By now Ross was also spending a great deal of his spare time with New York’s affable mayor, William O’Dwyer, who took office in January 1946, and with whom Ross struck up a great friendship. This was unusual in that while he had been friendl
y with countless politicians through the years, he had been really close to only a few. Two of these were James Forrestal, an FDR aide who became Secretary of the Navy and then the first Secretary of Defense, and Robert Lovett, who was an Undersecretary of Defense. But he felt a genuine kinship with O’Dwyer. A story used to be told about them that is thought to be true, but even if it is only legend it nicely demonstrates their relationship. Ross got a parking ticket in the city, and having always wondered how these things got done, he asked his friend the mayor whether he could fix it. Certainly, O’Dwyer said. A week or so later, Ross’s curiosity got the best of him and he called up the mayor and asked if he had taken care of the ticket. “Nothing to it,” O’Dwyer said. “I just paid the fine.”
Party animal: Ross is flanked by Ariane, right, and Gertrude Lawrence at the St. Regis during the early Forties. (© Jerome Zerbe. From a private collection.)

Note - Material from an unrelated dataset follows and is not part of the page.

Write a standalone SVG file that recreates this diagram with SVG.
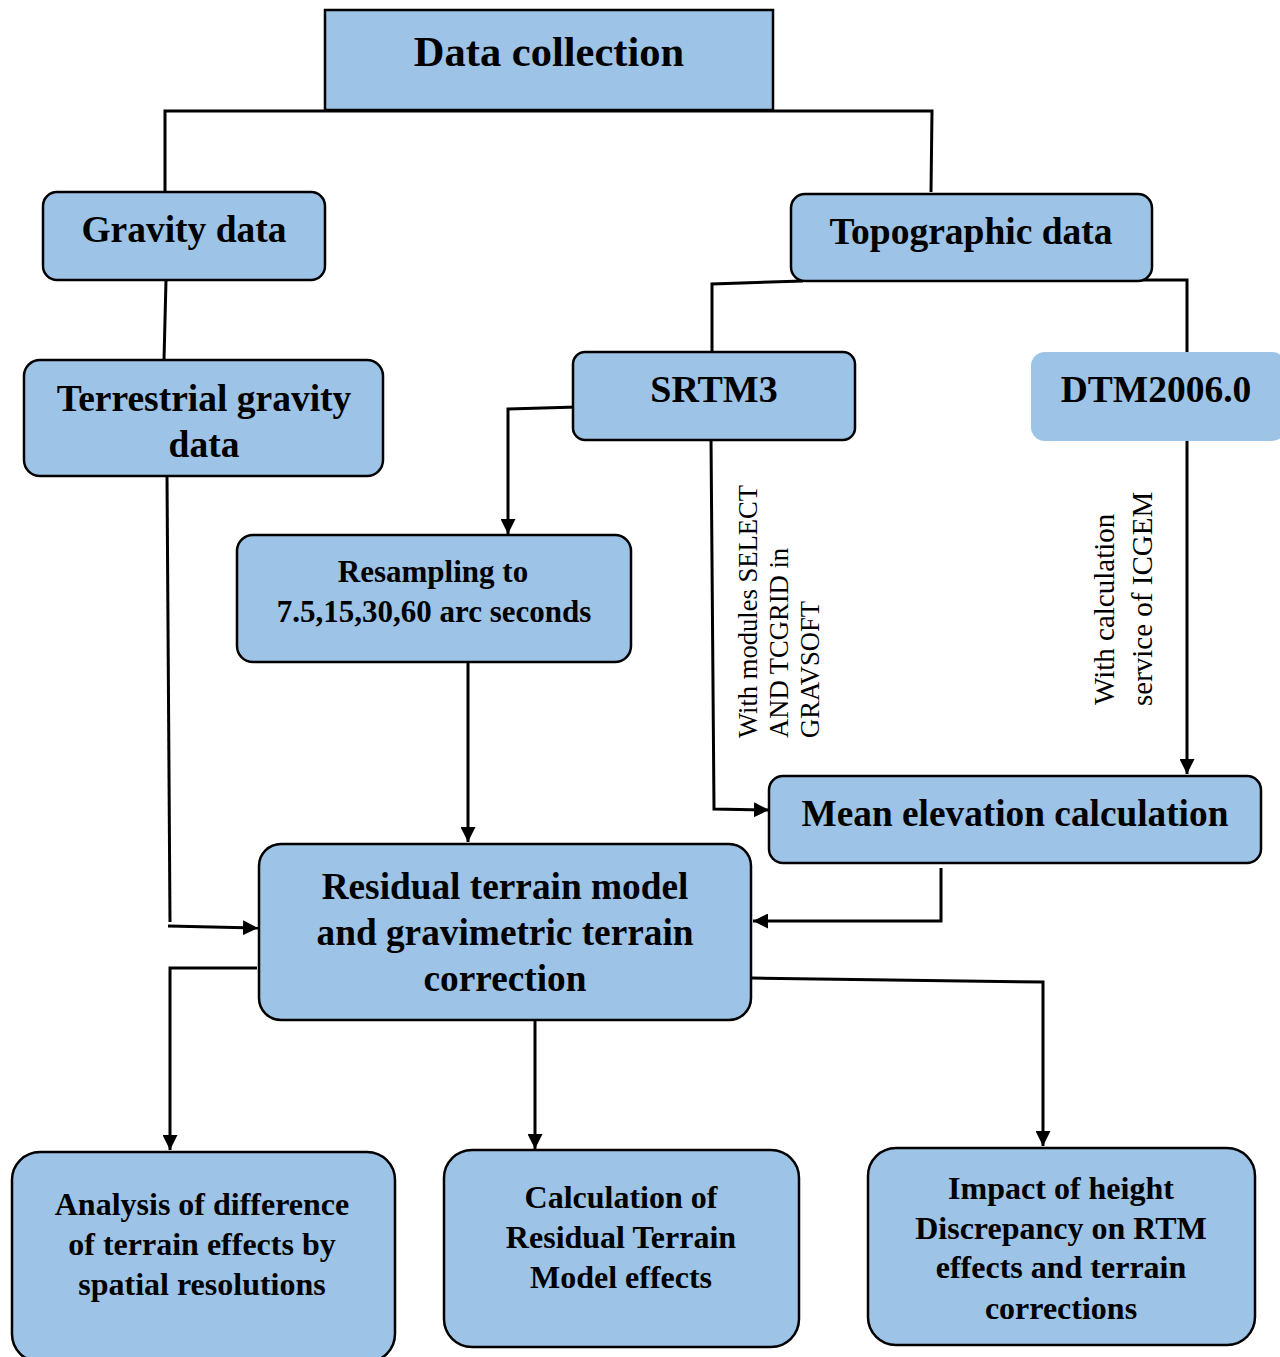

Born in Ireland, O’Dwyer as a young man spent several years training for the priesthood at the Jesuit University of Salamanca. He dropped out and came to America, where he became a cop instead of a priest, worked his way through law school, and rose through the ranks of Brooklyn’s Democratic machine. With a little whiskey in him, O’Dwyer could match Ross story for story, and was by most accounts a decent fellow. Ross considered him “a wise and remarkable man” with a populist sense as acute as Roosevelt’s. The two men were always at ease in each other’s company. O’Dwyer would occasionally drive up to Stamford late at night, unannounced, just to talk. Likewise, Ross often came by Gracie Mansion after work, where the two lonely men would sit on the porch for hours.